EXERCISE PROMPT
Copy out the data below as written; omit any images.

SUPPLIED INFORMATION
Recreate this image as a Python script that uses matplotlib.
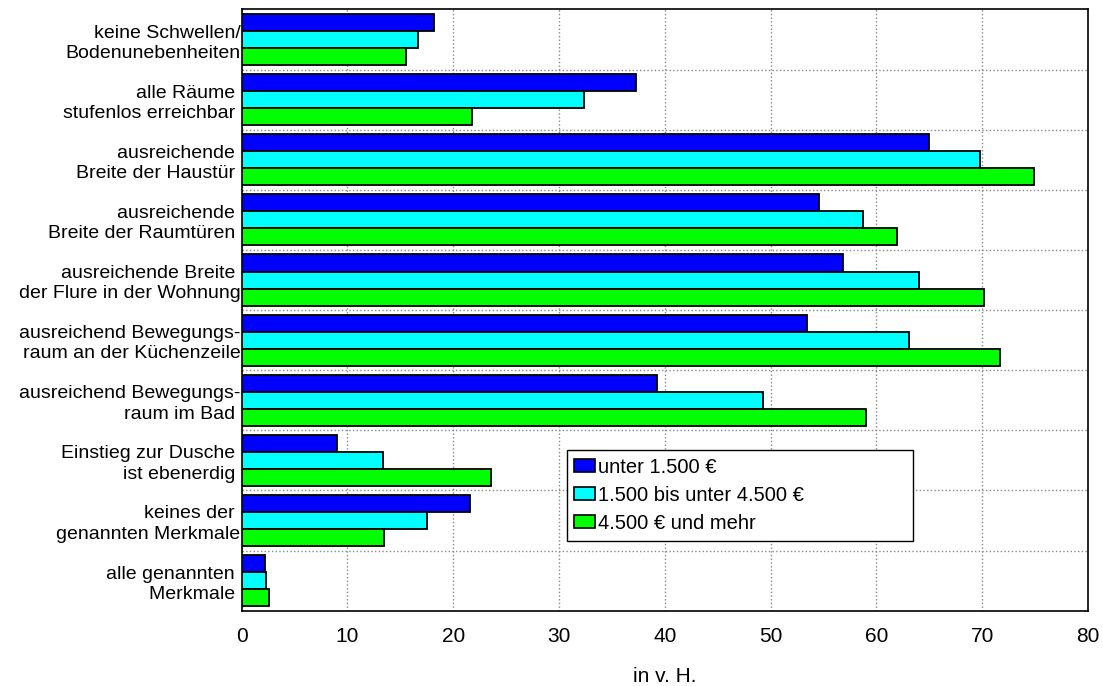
import matplotlib
matplotlib.use("Agg")
import matplotlib.pyplot as plt
import numpy as np
from matplotlib.patches import Patch

plt.rcParams['font.family'] = ['Liberation Sans', 'DejaVu Sans']

categories = [
    "keine Schwellen/\nBodenunebenheiten",
    "alle Räume \nstufenlos erreichbar ",
    "ausreichende \nBreite der Haustür ",
    "ausreichende \nBreite der Raumtüren ",
    "ausreichende Breite \nder Flure in der Wohnung",
    "ausreichend Bewegungs-\nraum an der Küchenzeile",
    "ausreichend Bewegungs-\nraum im Bad ",
    "Einstieg zur Dusche \nist ebenerdig ",
    "keines der \ngenannten Merkmale",
    "alle genannten \nMerkmale ",
]
series_names = ["unter 1.500 €", "1.500 bis unter 4.500 €", "4.500 € und mehr"]
unter_1500 = [18.2, 37.3, 65.0, 54.6, 56.8, 53.4, 39.3, 9.0, 21.6, 2.2]
mittel_1500_4500 = [16.7, 32.4, 69.8, 58.7, 64.0, 63.1, 49.3, 13.4, 17.5, 2.3]
ab_4500 = [15.5, 21.8, 74.9, 61.9, 70.2, 71.7, 59.0, 23.6, 13.5, 2.6]
x_ticks = [0, 10, 20, 30, 40, 50, 60, 70, 80]
x_label = "in v. H."

colors = ["#0000FF", "#00FFFF", "#00FF00"]
values = [unter_1500, mittel_1500_4500, ab_4500]

fig = plt.figure(figsize=(11.03, 6.86), dpi=100)
ax = fig.add_axes([0.2191, 0.1098, 0.9864 - 0.2191, 0.9862 - 0.1098])

y = np.arange(len(categories))
h = 0.283
for k, (vals, col) in enumerate(zip(values, colors)):
    ax.barh(y + (k - 1) * h, vals, height=h, color=col, edgecolor="black",
            linewidth=1.3, zorder=3)

ax.set_ylim(len(categories) - 0.5, -0.5)
ax.set_xlim(0, 80)
ax.set_xticks(x_ticks)
ax.set_xticklabels([str(t) for t in x_ticks],
                   fontfamily=['Liberation Sans Narrow', 'Liberation Sans'],
                   fontsize=15)
ax.set_yticks(y)
ax.set_yticklabels(categories, fontsize=14, linespacing=1.25)
ax.set_yticks(np.arange(0.5, len(categories) - 0.5), minor=True)
ax.tick_params(axis='y', which='both', length=0, pad=1)
ax.tick_params(axis='x', length=0, pad=12)

ax.grid(axis='x', which='major', color='#888888', linestyle=':', linewidth=1.0, zorder=0)
ax.grid(axis='y', which='minor', color='#888888', linestyle=':', linewidth=1.0, zorder=0)
ax.grid(axis='y', which='major', visible=False)

for s in ax.spines.values():
    s.set_linewidth(1.2)
    s.set_color("black")

ax.set_xlabel(x_label, fontsize=15,
              fontfamily=['Liberation Sans Narrow', 'Liberation Sans'], labelpad=15)

handles = [Patch(facecolor=c, edgecolor="black", linewidth=1.2) for c in colors]
leg = ax.legend(handles, series_names, loc="upper left",
                bbox_to_anchor=(0.384, 0.121, 0.409, 0.146), mode="expand",
                fontsize=14.5, frameon=True, fancybox=False, shadow=False,
                framealpha=1.0,
                handlelength=1.05, handleheight=0.6, handletextpad=0.15,
                borderpad=0.38, labelspacing=0.45, borderaxespad=0)
leg.get_frame().set_edgecolor("black")
leg.get_frame().set_linewidth(1.0)
leg.set_zorder(5)

fig.savefig("out.png", dpi=100)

SOLUTION BELOW
Recreate this image as a Python script that uses matplotlib.
import matplotlib
matplotlib.use("Agg")
import matplotlib.pyplot as plt
import numpy as np
from matplotlib.patches import Patch

plt.rcParams['font.family'] = ['Liberation Sans', 'DejaVu Sans']

categories = [
    "keine Schwellen/\nBodenunebenheiten",
    "alle Räume \nstufenlos erreichbar ",
    "ausreichende \nBreite der Haustür ",
    "ausreichende \nBreite der Raumtüren ",
    "ausreichende Breite \nder Flure in der Wohnung",
    "ausreichend Bewegungs-\nraum an der Küchenzeile",
    "ausreichend Bewegungs-\nraum im Bad ",
    "Einstieg zur Dusche \nist ebenerdig ",
    "keines der \ngenannten Merkmale",
    "alle genannten \nMerkmale ",
]
series_names = ["unter 1.500 €", "1.500 bis unter 4.500 €", "4.500 € und mehr"]
unter_1500 = [18.2, 37.3, 65.0, 54.6, 56.8, 53.4, 39.3, 9.0, 21.6, 2.2]
mittel_1500_4500 = [16.7, 32.4, 69.8, 58.7, 64.0, 63.1, 49.3, 13.4, 17.5, 2.3]
ab_4500 = [15.5, 21.8, 74.9, 61.9, 70.2, 71.7, 59.0, 23.6, 13.5, 2.6]
x_ticks = [0, 10, 20, 30, 40, 50, 60, 70, 80]
x_label = "in v. H."

colors = ["#0000FF", "#00FFFF", "#00FF00"]
values = [unter_1500, mittel_1500_4500, ab_4500]

fig = plt.figure(figsize=(11.03, 6.86), dpi=100)
ax = fig.add_axes([0.2191, 0.1098, 0.9864 - 0.2191, 0.9862 - 0.1098])

y = np.arange(len(categories))
h = 0.283
for k, (vals, col) in enumerate(zip(values, colors)):
    ax.barh(y + (k - 1) * h, vals, height=h, color=col, edgecolor="black",
            linewidth=1.3, zorder=3)

ax.set_ylim(len(categories) - 0.5, -0.5)
ax.set_xlim(0, 80)
ax.set_xticks(x_ticks)
ax.set_xticklabels([str(t) for t in x_ticks],
                   fontfamily=['Liberation Sans Narrow', 'Liberation Sans'],
                   fontsize=15)
ax.set_yticks(y)
ax.set_yticklabels(categories, fontsize=14, linespacing=1.25)
ax.set_yticks(np.arange(0.5, len(categories) - 0.5), minor=True)
ax.tick_params(axis='y', which='both', length=0, pad=1)
ax.tick_params(axis='x', length=0, pad=12)

ax.grid(axis='x', which='major', color='#888888', linestyle=':', linewidth=1.0, zorder=0)
ax.grid(axis='y', which='minor', color='#888888', linestyle=':', linewidth=1.0, zorder=0)
ax.grid(axis='y', which='major', visible=False)

for s in ax.spines.values():
    s.set_linewidth(1.2)
    s.set_color("black")

ax.set_xlabel(x_label, fontsize=15,
              fontfamily=['Liberation Sans Narrow', 'Liberation Sans'], labelpad=15)

handles = [Patch(facecolor=c, edgecolor="black", linewidth=1.2) for c in colors]
leg = ax.legend(handles, series_names, loc="upper left",
                bbox_to_anchor=(0.384, 0.121, 0.409, 0.146), mode="expand",
                fontsize=14.5, frameon=True, fancybox=False, shadow=False,
                framealpha=1.0,
                handlelength=1.05, handleheight=0.6, handletextpad=0.15,
                borderpad=0.38, labelspacing=0.45, borderaxespad=0)
leg.get_frame().set_edgecolor("black")
leg.get_frame().set_linewidth(1.0)
leg.set_zorder(5)

fig.savefig("out.png", dpi=100)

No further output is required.